自身が祭祀や礼拝に利用しない墓地用地や空き地は、収益を目的とした土地とみなされるため、相続財産と判断されるのです。
ペット専用の墓地・霊園は相続税の課税対象
ペット専用の墓地や霊園は相続税の課税対象になるため、注意が必要です。
ペットは法律上「物」として扱われ、ペットのお墓や墓地は祭祀財産として認められません。
ただし、最近ではペットと人間が一緒に入れるお墓の販売も増えており、この場合はあくまでも人間のお墓として扱われるため、非課税財産となります。
お墓に相続税以外の税金はかかる?
お墓を含む祭祀財産は相続税の対象外とお伝えしましたが、相続税以外の税金は発生するのでしょうか。
お墓を他者に譲る場合は贈与税が、墓地を所有する場合は固定資産税が課税されると思われがちですが、実際はどちらも基本的には課税されません。
その理由を以下で解説します。
贈与税
お墓の所有者が生前に他者に継承する場合、相続ではなく贈与になり贈与税の対象となります。
ただし、実際にお墓に贈与税が発生することはほとんどありません。
その理由の1つに、多くの墓地や霊園が生前贈与を認めていない点が挙げられます。
つまり、お墓を贈与すること自体が難しいのです。
また、贈与額が基礎控除額を上回ることがほとんどない点も理由に挙げられます。
贈与税は、年間の贈与額から基礎控除額である110万円を差し引いて課税されます。
お墓の評価額が110万円以上であれば贈与税がかかるものの、一般的に墓地や墓石の合計評価額が110万円を超えるケースはほとんどありません。
したがって、お墓に贈与税が発生するケースは非常に稀です。
固定資産税
「お墓を建てる際に墓地を購入するのだから、固定資産税がかかるのでは?」と思う方もいるのではないでしょうか。
固定資産税は、所有する土地や建物にかかる税金です。
先述したように、お墓を建てる際には墓地そのものを購入するのではなく使用権を購入するため、墓地を所有しているわけではありません。
墓地の区画を借りている状態のため、固定資産税は発生しないのです。
また、仮に自分で墓地を所有している場合も、原則として固定資産税はかかりません。
お墓は「墓地」に指定された地目にしか建てられず、地目が「墓地」の場合は固定資産税がかからないと法律で定められているからです。
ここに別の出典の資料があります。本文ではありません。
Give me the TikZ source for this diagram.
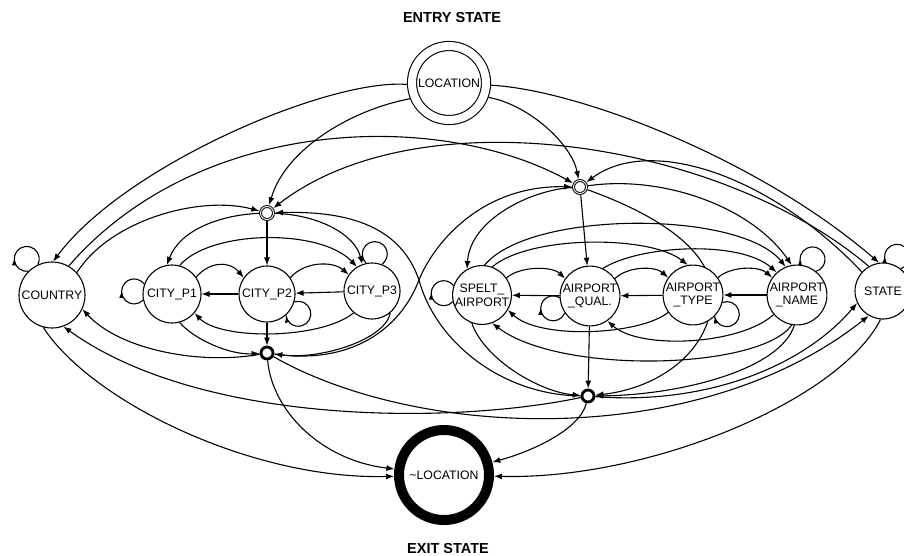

以上のことから、お墓の購入に固定資産税が発生することはありません。
墓地やお墓と固定資産税の関係について更に詳しく知りたい方は、以下の記事をお読みください。
お墓の費用は確定申告で税金控除される?
生前にお墓を購入したからといって、確定申告の際に税金控除されることは基本的にはありません。
ただし、災害によりお墓や墓地が破損・損壊した場合は災害減免法が適用され、所得税が控除されます。
また、天災や盗難により損害を受けた場合も、雑損控除を受けることが可能です。
お墓が被害を受けた際は、写真を撮るなどして記録を残しておくとよいでしょう。
まとめ
ここまで、お墓に相続税がかからない理由や生前購入のメリットについて解説しました。
とはいえ、お墓を含む祭祀財産は非課税財産であるものの、購入のタイミングには気をつけなくてはいけません。
また、高額すぎるお墓や貸している墓地用地、ペット専用のお墓は相続税の課税対象になることを覚えておきましょう。
お墓を生前購入することで、節税対策になるほか、希望の場所を確保しやすくなります。
生前購入は心のゆとりにもつながり、残された家族や相続人も安心できるでしょう。
本記事を参考に、お墓の購入計画を立ててみてください。